-- Records for this task --
%%

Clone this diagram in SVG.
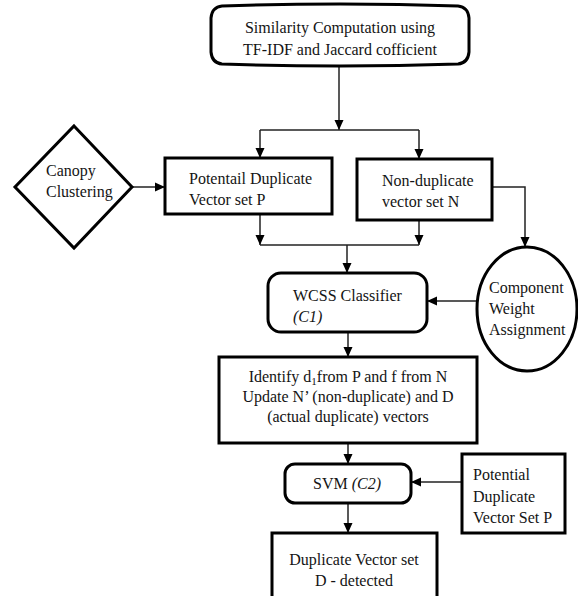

%%
%%

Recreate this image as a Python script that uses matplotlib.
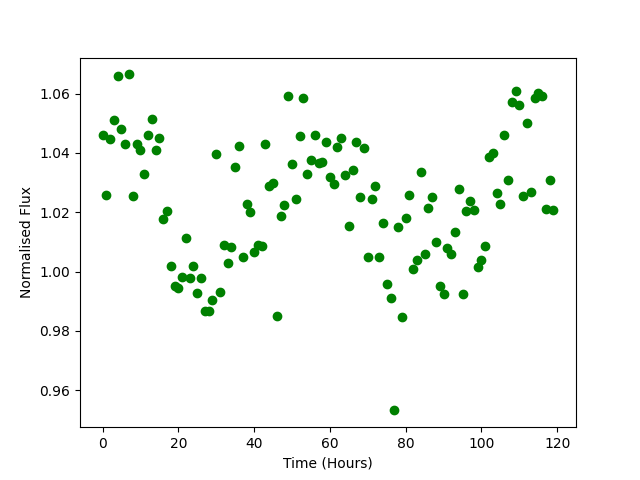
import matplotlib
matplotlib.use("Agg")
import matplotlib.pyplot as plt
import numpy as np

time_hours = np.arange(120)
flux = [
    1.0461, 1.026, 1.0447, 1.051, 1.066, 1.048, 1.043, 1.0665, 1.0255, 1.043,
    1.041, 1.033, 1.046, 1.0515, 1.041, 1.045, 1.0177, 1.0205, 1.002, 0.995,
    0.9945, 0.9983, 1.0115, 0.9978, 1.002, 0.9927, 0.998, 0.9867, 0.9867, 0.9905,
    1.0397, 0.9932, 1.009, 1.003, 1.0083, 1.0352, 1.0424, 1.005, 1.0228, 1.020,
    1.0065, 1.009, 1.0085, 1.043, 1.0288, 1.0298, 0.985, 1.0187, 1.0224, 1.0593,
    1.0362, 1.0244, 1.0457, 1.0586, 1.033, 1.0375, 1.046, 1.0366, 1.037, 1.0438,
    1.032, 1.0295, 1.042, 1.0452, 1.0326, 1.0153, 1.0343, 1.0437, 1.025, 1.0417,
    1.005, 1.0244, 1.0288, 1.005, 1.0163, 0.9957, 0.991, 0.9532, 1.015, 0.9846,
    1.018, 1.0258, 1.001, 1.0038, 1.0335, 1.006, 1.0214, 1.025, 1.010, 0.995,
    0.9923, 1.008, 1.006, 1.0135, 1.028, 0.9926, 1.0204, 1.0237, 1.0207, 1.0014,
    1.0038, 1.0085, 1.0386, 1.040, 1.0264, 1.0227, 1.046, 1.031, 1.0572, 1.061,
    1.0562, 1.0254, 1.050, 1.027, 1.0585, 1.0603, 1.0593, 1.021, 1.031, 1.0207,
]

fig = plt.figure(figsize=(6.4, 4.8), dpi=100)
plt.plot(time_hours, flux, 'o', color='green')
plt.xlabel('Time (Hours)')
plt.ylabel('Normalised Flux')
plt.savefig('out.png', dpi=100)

%%
%%

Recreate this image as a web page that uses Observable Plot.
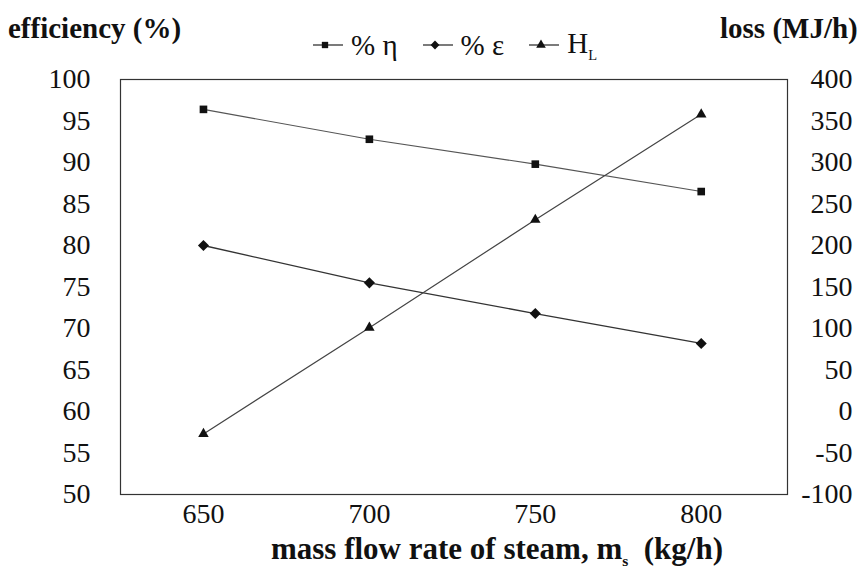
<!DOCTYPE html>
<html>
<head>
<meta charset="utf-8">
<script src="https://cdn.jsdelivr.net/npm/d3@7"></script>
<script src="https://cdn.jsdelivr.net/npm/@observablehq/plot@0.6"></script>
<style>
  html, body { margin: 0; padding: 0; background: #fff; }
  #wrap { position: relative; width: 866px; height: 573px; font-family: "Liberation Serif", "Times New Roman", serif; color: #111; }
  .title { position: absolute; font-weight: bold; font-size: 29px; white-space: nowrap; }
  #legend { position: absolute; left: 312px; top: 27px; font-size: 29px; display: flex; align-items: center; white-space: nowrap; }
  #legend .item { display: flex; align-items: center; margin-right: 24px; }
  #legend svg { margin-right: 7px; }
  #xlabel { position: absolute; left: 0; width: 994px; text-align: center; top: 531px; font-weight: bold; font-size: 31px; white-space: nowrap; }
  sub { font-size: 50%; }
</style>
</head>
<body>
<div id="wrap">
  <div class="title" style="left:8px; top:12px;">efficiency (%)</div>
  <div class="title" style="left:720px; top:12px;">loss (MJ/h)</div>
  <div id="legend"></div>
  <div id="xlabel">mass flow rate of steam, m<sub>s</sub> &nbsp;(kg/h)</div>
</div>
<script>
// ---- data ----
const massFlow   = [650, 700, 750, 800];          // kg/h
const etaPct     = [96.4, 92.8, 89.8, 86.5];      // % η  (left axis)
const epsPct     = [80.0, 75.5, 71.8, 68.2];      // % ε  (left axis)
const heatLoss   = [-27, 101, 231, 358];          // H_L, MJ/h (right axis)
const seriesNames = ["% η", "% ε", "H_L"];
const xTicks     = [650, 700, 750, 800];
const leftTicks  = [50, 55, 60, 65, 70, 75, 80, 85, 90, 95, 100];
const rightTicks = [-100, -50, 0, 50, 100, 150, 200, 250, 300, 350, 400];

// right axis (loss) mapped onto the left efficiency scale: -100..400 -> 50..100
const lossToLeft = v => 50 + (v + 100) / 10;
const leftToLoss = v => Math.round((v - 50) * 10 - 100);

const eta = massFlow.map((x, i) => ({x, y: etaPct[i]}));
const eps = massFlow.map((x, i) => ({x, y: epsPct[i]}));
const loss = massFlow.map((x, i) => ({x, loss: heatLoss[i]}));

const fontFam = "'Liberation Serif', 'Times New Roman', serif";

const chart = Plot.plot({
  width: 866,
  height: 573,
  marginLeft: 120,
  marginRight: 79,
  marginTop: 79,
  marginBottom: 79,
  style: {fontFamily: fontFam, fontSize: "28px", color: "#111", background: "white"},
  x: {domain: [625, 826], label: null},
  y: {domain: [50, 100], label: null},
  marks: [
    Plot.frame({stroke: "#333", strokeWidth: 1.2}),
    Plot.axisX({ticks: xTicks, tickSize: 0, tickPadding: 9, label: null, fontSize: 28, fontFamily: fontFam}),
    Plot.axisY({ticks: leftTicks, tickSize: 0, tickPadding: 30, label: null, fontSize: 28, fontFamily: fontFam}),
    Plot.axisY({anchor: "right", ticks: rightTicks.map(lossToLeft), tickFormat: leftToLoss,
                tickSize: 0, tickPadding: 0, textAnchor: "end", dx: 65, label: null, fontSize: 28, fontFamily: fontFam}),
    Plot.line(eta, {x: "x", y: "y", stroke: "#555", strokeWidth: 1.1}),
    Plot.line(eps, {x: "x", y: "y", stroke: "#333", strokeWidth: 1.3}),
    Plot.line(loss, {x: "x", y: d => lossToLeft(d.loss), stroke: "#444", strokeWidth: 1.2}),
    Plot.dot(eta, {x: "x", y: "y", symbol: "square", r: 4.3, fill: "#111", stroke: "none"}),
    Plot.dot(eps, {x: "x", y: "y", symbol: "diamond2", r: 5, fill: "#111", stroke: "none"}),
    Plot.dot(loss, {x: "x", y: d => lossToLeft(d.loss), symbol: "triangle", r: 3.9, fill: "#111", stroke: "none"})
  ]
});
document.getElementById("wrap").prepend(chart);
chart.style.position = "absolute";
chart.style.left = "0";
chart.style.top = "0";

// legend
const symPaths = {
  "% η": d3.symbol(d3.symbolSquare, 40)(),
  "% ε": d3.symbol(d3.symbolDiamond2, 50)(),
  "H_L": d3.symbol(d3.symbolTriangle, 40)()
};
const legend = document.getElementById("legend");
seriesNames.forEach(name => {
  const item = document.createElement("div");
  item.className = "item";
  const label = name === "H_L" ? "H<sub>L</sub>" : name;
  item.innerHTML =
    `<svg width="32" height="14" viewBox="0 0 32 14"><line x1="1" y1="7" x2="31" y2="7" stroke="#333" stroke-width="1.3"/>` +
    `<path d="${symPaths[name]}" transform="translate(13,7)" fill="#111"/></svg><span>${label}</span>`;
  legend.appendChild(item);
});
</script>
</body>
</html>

%%

-- Task description --
Leaving the pictures out, write out exactly the lines from the line containing "Recreate this image as a Python" through the line containing "import numpy as np", both included.

-- Solution for this problem --
Recreate this image as a Python script that uses matplotlib.
import matplotlib
matplotlib.use("Agg")
import matplotlib.pyplot as plt
import numpy as np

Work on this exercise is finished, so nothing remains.